The Weekly Pulse is my content curation and my highlights from readings, books, podcasts, insights, and everything I discovered during the week.
The Weekly Pulse is my content curation and my highlights from readings, books, podcasts, insights, and everything I discovered during the week.

So, let’s go with some discoveries from the week!

#1 – How Asking Multiple People for Advice Can Backfire
#2 – How to Stay Focused If You’re Assigned to Multiple Projects at Once
#3 – Is ‘Flow’ the Secret to Painless Productivity?

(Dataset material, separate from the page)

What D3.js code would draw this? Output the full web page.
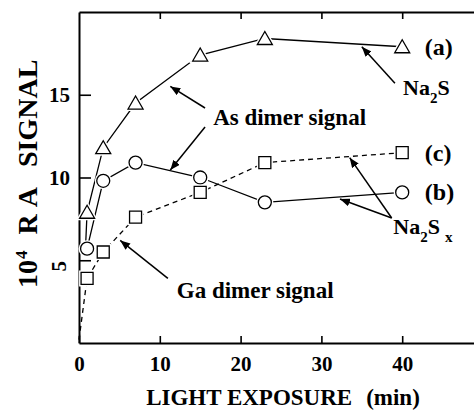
<!DOCTYPE html>
<html>
<head>
<meta charset="utf-8">
<script src="https://cdn.jsdelivr.net/npm/d3@7"></script>
<style>
  body { margin: 0; background: #fff; }
</style>
</head>
<body>
<script>
// exposure times (min) and the three RA signals (x 10^4)
var times = [1, 3, 7, 15, 23, 40];
var na2sAs = [7.9, 11.8, 14.5, 17.4, 18.4, 17.9];     // (a) triangles
var na2sxAs = [5.7, 9.8, 10.9, 10.0, 8.5, 9.1];       // (b) circles
var na2sxGa = [3.9, 5.5, 7.6, 9.1, 10.9, 11.5];       // (c) squares, dashed
var seriesLabels = ["(a)", "(b)", "(c)"];
// unmarked starting points of the curves
var startA = [0.8, 5.7];
var startC = [0, 0.2];
var xTicks = [0, 10, 20, 30, 40];
var yTicks = [5, 10, 15];

var width = 474, height = 410;
var svg = d3.select("body").append("svg")
  .attr("width", width)
  .attr("height", height);

var x = d3.scaleLinear().domain([0, 50]).range([79, 483]);
var y = d3.scaleLinear().domain([0, 20]).range([343, 12]);

function serif(sel, size) {
  return sel.style("font-family", "Liberation Serif")
    .style("font-weight", "bold")
    .style("font-size", size + "px")
    .attr("fill", "#000");
}

// arrowhead
svg.append("defs").append("marker")
  .attr("id", "head")
  .attr("viewBox", "0 0 10 8")
  .attr("refX", 10).attr("refY", 4)
  .attr("markerWidth", 10).attr("markerHeight", 8)
  .attr("markerUnits", "userSpaceOnUse")
  .attr("orient", "auto")
  .append("path").attr("d", "M0,0L10,4L0,8Z").attr("fill", "#000");

// axes: ticks all point inwards
svg.append("g")
  .attr("transform", "translate(0," + y(0) + ")")
  .call(d3.axisBottom(x).tickValues(xTicks).tickSize(-7).tickSizeOuter(0).tickPadding(13));
svg.append("g")
  .attr("transform", "translate(0," + y(20) + ")")
  .call(d3.axisTop(x).tickValues(xTicks.slice(1)).tickSize(-7).tickSizeOuter(0).tickFormat(""));
// "5" is drawn separately below, it lies on its side in the original
svg.append("g")
  .attr("transform", "translate(" + x(0) + ",0)")
  .call(d3.axisLeft(y).tickValues(yTicks).tickSize(-12).tickSizeOuter(0).tickPadding(9)
    .tickFormat(function (d) { return d === 5 ? "" : d; }));

svg.selectAll(".domain").attr("stroke-width", 2);
svg.selectAll(".tick line").attr("stroke-width", 1.6);
serif(svg.selectAll(".tick text"), 21);

serif(svg.append("text"), 21)
  .attr("text-anchor", "middle")
  .attr("dy", "0.35em")
  .attr("transform", "translate(" + (x(0) - 20) + "," + (y(5) + 6) + ") rotate(-90)")
  .text(yTicks[0]);

// lines
var line = d3.line()
  .x(function (d) { return x(d[0]); })
  .y(function (d) { return y(d[1]); });

var ptsA = times.map(function (t, i) { return [t, na2sAs[i]]; });
var ptsB = times.map(function (t, i) { return [t, na2sxAs[i]]; });
var ptsC = times.map(function (t, i) { return [t, na2sxGa[i]]; });

svg.append("path").attr("d", line([startA].concat(ptsA)))
  .attr("fill", "none").attr("stroke", "#000").attr("stroke-width", 1.3);
svg.append("path").attr("d", line(ptsB))
  .attr("fill", "none").attr("stroke", "#000").attr("stroke-width", 1.3);
svg.append("path").attr("d", line([startC].concat(ptsC)))
  .attr("fill", "none").attr("stroke", "#000").attr("stroke-width", 1.3)
  .style("stroke-dasharray", "5,4");

// markers (white halo gives the small gap where lines meet them)
var tri = "M0,-7L7.5,6L-7.5,6Z";
var sq = "M-6,-6H6V6H-6Z";
function drawMarks(pts, shape) {
  [["#fff", 4], ["#000", 1.3]].forEach(function (s) {
    svg.append("g").selectAll("g").data(pts).enter()
      .append(shape === "circle" ? "circle" : "path")
      .attr("transform", function (d) { return "translate(" + x(d[0]) + "," + y(d[1]) + ")"; })
      .attr("r", 6.5)
      .attr("d", shape === "tri" ? tri : sq)
      .attr("fill", "#fff")
      .attr("stroke", s[0])
      .attr("stroke-width", s[1]);
  });
}
drawMarks(ptsA, "tri");
drawMarks(ptsB, "circle");
drawMarks(ptsC, "sq");

// series labels next to the last points
var last = times.length - 1;
[[seriesLabels[0], na2sAs[last]], [seriesLabels[1], na2sxAs[last]], [seriesLabels[2], na2sxGa[last]]]
  .forEach(function (d) {
    serif(svg.append("text"), 24)
      .attr("x", x(42.8)).attr("y", y(d[1]) + 8)
      .text(d[0]);
  });

// annotations
function arrow(x1, y1, x2, y2) {
  svg.append("line")
    .attr("x1", x(x1)).attr("y1", y(y1))
    .attr("x2", x(x2)).attr("y2", y(y2))
    .attr("stroke", "#000").attr("stroke-width", 1.5)
    .attr("marker-end", "url(#head)");
}
arrow(39.1, 15.7, 35.0, 17.9);
arrow(38.7, 7.55, 33.5, 11.2);
arrow(38.7, 7.55, 32.3, 8.7);
arrow(15.6, 14.2, 11.3, 15.5);
arrow(15.6, 13.05, 11.3, 10.45);
arrow(11.0, 3.9, 5.1, 6.2);

serif(svg.append("text"), 23).attr("x", x(16.6)).attr("y", y(13.2)).text("As dimer signal");
serif(svg.append("text"), 23).attr("x", x(12.1)).attr("y", y(2.7)).text("Ga dimer signal");

var na2s = serif(svg.append("text"), 22).attr("x", x(40.1)).attr("y", y(15.0));
na2s.append("tspan").text("Na");
na2s.append("tspan").attr("dy", 8).style("font-size", "15px").text("2");
na2s.append("tspan").attr("dy", -8).text("S");

var na2sx = serif(svg.append("text"), 22).attr("x", x(38.9)).attr("y", y(6.6));
na2sx.append("tspan").text("Na");
na2sx.append("tspan").attr("dy", 8).style("font-size", "15px").text("2");
na2sx.append("tspan").attr("dy", -8).text("S");
na2sx.append("tspan").attr("dy", 8).attr("dx", 5).style("font-size", "15px").text("x");

// axis titles
var xt = serif(svg.append("text"), 23)
  .attr("x", 283).attr("y", 405)
  .attr("text-anchor", "middle");
xt.append("tspan").text("LIGHT EXPOSURE");
xt.append("tspan").attr("dx", 14).text("(min)");

var yt = serif(svg.append("text"), 28)
  .attr("transform", "translate(37,288) rotate(-90)");
yt.append("tspan").text("10");
yt.append("tspan").attr("dy", -10).attr("dx", 1).style("font-size", "17px").text("4");
yt.append("tspan").attr("dy", 10).attr("dx", 16).text("R");
yt.append("tspan").attr("dx", 7).text("A");
yt.append("tspan").attr("dx", 20).text("SIGNAL");
</script>
</body>
</html>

How Asking Multiple People for Advice Can Backfire

Source: Harvard Business Review
Author: Hayley Blunden, Jennifer M. Logg, Alison Wood Brooks, Leslie K. John, and Francesca Gino

Summary: Asking for advice often involves seeking opinions from several sources, but this research suggests that it could backfire. Advisors generally prefer to be the only source of advice to maintain their status. When they detect that an advice seeker is consulting multiple advisors, they deem the seeker less competent and their advice less likely to be followed. The study also found that advice seekers often aren’t clear that their intent is just to obtain information rather than expecting the advisors to offer direction. A lack of transparency about goals can lead to misunderstandings in future interactions.


“… You might also benefit from being more transparent about your goals. If you clarify the reason why you are soliciting advice (“I am hoping to explore all my options”), that may help set the tone for the discussion and expectations for the actions you take in the future…”

“… Many of us genuinely want to help those who seek counsel, and our recommendations may not always be the best…”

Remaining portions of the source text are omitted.